The used data are the ”combined image” integrating two kinds of information: camera image and DEM, where each data layer is allocated to R and GB bands within a single image, respectively. The Multi-band Imager (MI) data from Kaguya satellite are used as camera data and the data of SLDEM2013 are used as the DEM data.
This study attempts five different ways in preparing training data set so as to make five different leaning models correspondingly. We focus on evaluation of these deep learning models. The basic set of training includes all the representative features of the Moon, such as craters, mountains, rays, graben and swirls. The second dataset of training data are prepared with higher resolution by two times compared with the basic set. The other three data sets of training data are adjusted so that the training data of images from MI and/or SLDEM2013 cover(s) the same dynamic range, respectively. The test area is set in the range of 20°- 50°S, 150° - 180°E around Mare Ingenii on the Moon. The each learning model is evaluated based on the confusion matrix and accuracies and compared to each other.
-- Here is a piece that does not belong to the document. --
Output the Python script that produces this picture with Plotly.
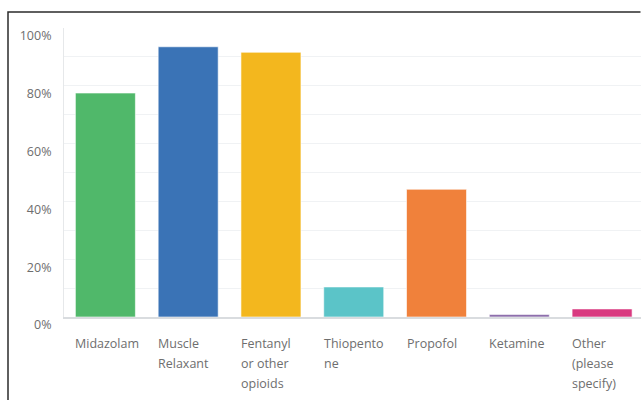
import plotly.graph_objects as go

# Survey responses: share of respondents using each agent
categories = ["Midazolam", "Muscle Relaxant", "Fentanyl or other opioids",
              "Thiopentone", "Propofol", "Ketamine", "Other (please specify)"]
label_lines = [["Midazolam"], ["Muscle", "Relaxant"], ["Fentanyl", "or other", "opioids"],
               ["Thiopento", "ne"], ["Propofol"], ["Ketamine"], ["Other", "(please", "specify)"]]
percent = [77.5, 93.5, 91.6, 10.4, 44.2, 0.9, 2.8]
colors = ["#50b86a", "#3a73b6", "#f3b71e", "#5bc4c8", "#f0813b", "#8d6fac", "#d93a80"]
y_ticks = [0, 10, 20, 30, 40, 50, 60, 70, 80, 90, 100]
y_ticktext = ["0%", "", "20%", "", "40%", "", "60%", "", "80%", "", "100%"]

W, H = 641, 400
ML, MR, MT, MB = 64, 0, 28, 83
plot_w = W - ML - MR
plot_h = H - MT - MB

fig = go.Figure(go.Bar(
    x=list(range(len(categories))),
    y=percent,
    marker=dict(color=colors, line=dict(color="rgba(255,255,255,0.6)", width=1)),
    hovertext=categories,
))

# category labels, left-aligned under each bar, one annotation per line
for i, lines in enumerate(label_lines):
    for j, line in enumerate(lines):
        fig.add_annotation(
            x=i, xref="x", y=0, yref="paper",
            text=line, showarrow=False,
            xanchor="left", yanchor="middle", align="left",
            xshift=-32, yshift=-26 - 20 * j,
            font=dict(family="Open Sans", size=12.5, color="#6e6e6e"),
        )

# outer frame: left edge and top edge, drawn as one open path in pixel units
px = lambda v: (v - ML) / plot_w
py = lambda v: (H - MB - v) / plot_h
fig.add_shape(type="path", xref="paper", yref="paper",
              path=f"M {px(8)},{py(H)} L {px(8)},{py(12)} L {px(W - 0.5)},{py(12)}",
              line=dict(color="#2b2b2b", width=1.5), fillcolor="rgba(0,0,0,0)")

fig.update_layout(
    width=W, height=H,
    margin=dict(l=ML, r=MR, t=MT, b=MB),
    paper_bgcolor="white", plot_bgcolor="white",
    bargap=0.275,
    showlegend=False,
    font=dict(family="Open Sans", color="#6e6e6e"),
    xaxis=dict(range=[-0.5, 6.47], showticklabels=False, showgrid=False,
               zeroline=False, showline=True, linecolor="#d9dcdf", linewidth=1.5,
               fixedrange=True),
    yaxis=dict(range=[0, 100], tickvals=y_ticks, ticktext=y_ticktext,
               showgrid=True, gridcolor="#f0f2f4", gridwidth=1,
               zeroline=False, showline=True, linecolor="#e6e8ea", linewidth=1,
               ticks="", ticklabelstandoff=9, ticklabelshift=8,
               tickfont=dict(family="Open Sans", size=12.5, color="#6e6e6e"),
               fixedrange=True),
)

fig.write_html("out.html", config={"displayModeBar": False})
As results, we found that the accuracy of judging lunar swirls is not so much different between the five models (more than 0.75). However, the accuracy of judging not- swirl features shows diversity ranging 0.15-0.69. The performance of identifying swirls should be the total consideration of the both accuracies. The training set of images with constant dynamic range seems to decrease the learning performance. The models based on such training data may have very strict criteria for non-swirl features. We may need to verify the possibility of over-learning and also try to increase the variety and/or number of training data. At this stage, the training data set of higher resolution images makes better learning model and seems the most useful for identifying lunar swirls.